The Turkish Statistical Institute (TÜİK) said on Oct. 5 that the country observed a 11.75 percent spike in September’s inflation levels from a year ago, while Johns Hopkins University expert Prof. Steve Hanke predicted that the real level is more than triple the official number.
TÜİK reported that inflation rose by 0.97 percent from July, 8.33 percent from December 2019, and an annual average of 11.47 percent; the September 2019 inflation level was at 9.26 percent.
TÜİK’s official data have been slammed over its credibility for a while, as Democracy and Progress Party (DEVA) leader and former Finance Minister Ali Babacan slammed unemployment numbers in June, where data showed an increase in the number of both unemployed and employed people.
September’s inflation level was surprising for falling below the prediction by state-run Anadolu Agency, where a group of 14 economists predicted annual average of 12.20 percent, which TÜİK said was 11.75 percent.
While the agency poll predicted a 1.38 percent increase in the Consumer Price Index (CPI), TÜİK noted the highest increase in the price of the baskets for consumer goods and services, health services and food and beverages.
The September CPI observed an increase in 314 consumer goods, an overwhelming majority of the 418 products included, while only 62 products observed a drop in prices.
While communication took the smallest hit from the rise in inflation levels, clothing and education were also less affected by the fluctuation in the lira’s value.

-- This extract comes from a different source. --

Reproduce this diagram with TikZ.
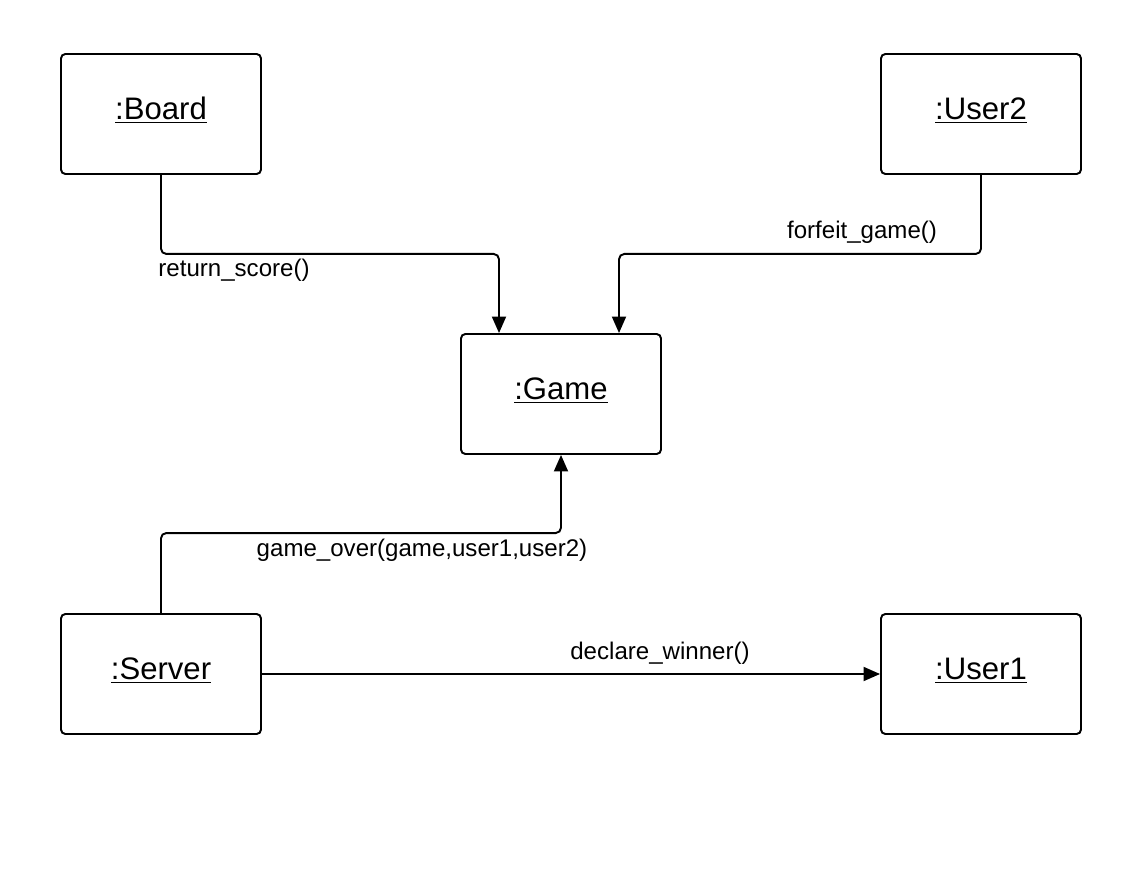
\documentclass[tikz,border=0pt]{standalone}
\usepackage{fontspec}
\setmainfont{Liberation Sans}
\usetikzlibrary{arrows.meta}

\tikzset{
  obj/.style={draw, line width=1.1pt, rounded corners=2.5pt, minimum width=4cm, minimum height=2.4cm, text depth=6pt, font=\fontsize{17.7}{21}\selectfont},
  msg/.style={line width=1.1pt, rounded corners=3pt, -{Triangle[length=0.33cm,width=0.28cm]}},
  lbl/.style={font=\fontsize{13.7}{16}\selectfont}
}

\begin{document}
\begin{tikzpicture}
  \useasboundingbox (0,0) rectangle (22.72,-17.56);

  % Objects
  \node[obj] (board) at (3.22,-2.28) {\underline{:Board}};
  \node[obj] (user2) at (19.62,-2.28) {\underline{:User2}};
  \node[obj] (game) at (11.22,-7.88) {\underline{:Game}};
  \node[obj] (server) at (3.22,-13.48) {\underline{:Server}};
  \node[obj] (user1) at (19.62,-13.48) {\underline{:User1}};

  % Messages
  \draw[msg] (board.south) -- ++(0,-1.58) -| ([xshift=-1.24cm]game.north);
  \draw[msg] (user2.south) -- ++(0,-1.58) -| ([xshift=1.16cm]game.north);
  \draw[msg] (server.north) -- ++(0,1.6) -| (game.south);
  \draw[msg] (server.east) -- (user1.west);

  % Labels
  \node[lbl] (lscore) at (4.68,-5.4) {return\_score()};
  \node[lbl] (lforfeit) at (17.24,-4.64) {forfeit\_game()};
  \node[lbl] (lover) at (8.44,-11.0) {game\_over(game,user1,user2)};
  \node[lbl] (lwinner) at (13.2,-13.06) {declare\_winner()};
\end{tikzpicture}
\end{document}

Meanwhile, all production industries observed increase in prices, except for natural gas and electricity.
Johns Hopkins University Prof. Steve Hanke tweeted on Oct. 5 that he used exchange rate and purchasing power parity (PPP) data to calculate an annual average of 37.97 percent the same day TÜİK released a number less than a third.
The professor had previously said that the Turkish Central Bank’s “inflation measures are often way off.”
Meanwhile, Turkish economist Prof. Veysel Ulusoy tweeted that “the public were questioning inflation numbers” while economist Mustafa Sönmez noted that even the lower official numbers are concerning.
“TÜİK’s inflation numbers are not satisfactory for anyone, that’s clear. But have we seen wage increases and pension raises to compensate for 11.5 percent?” Sönmez said.
“This inflation is pushing people into poverty in this country of 14 million unemployed workers.”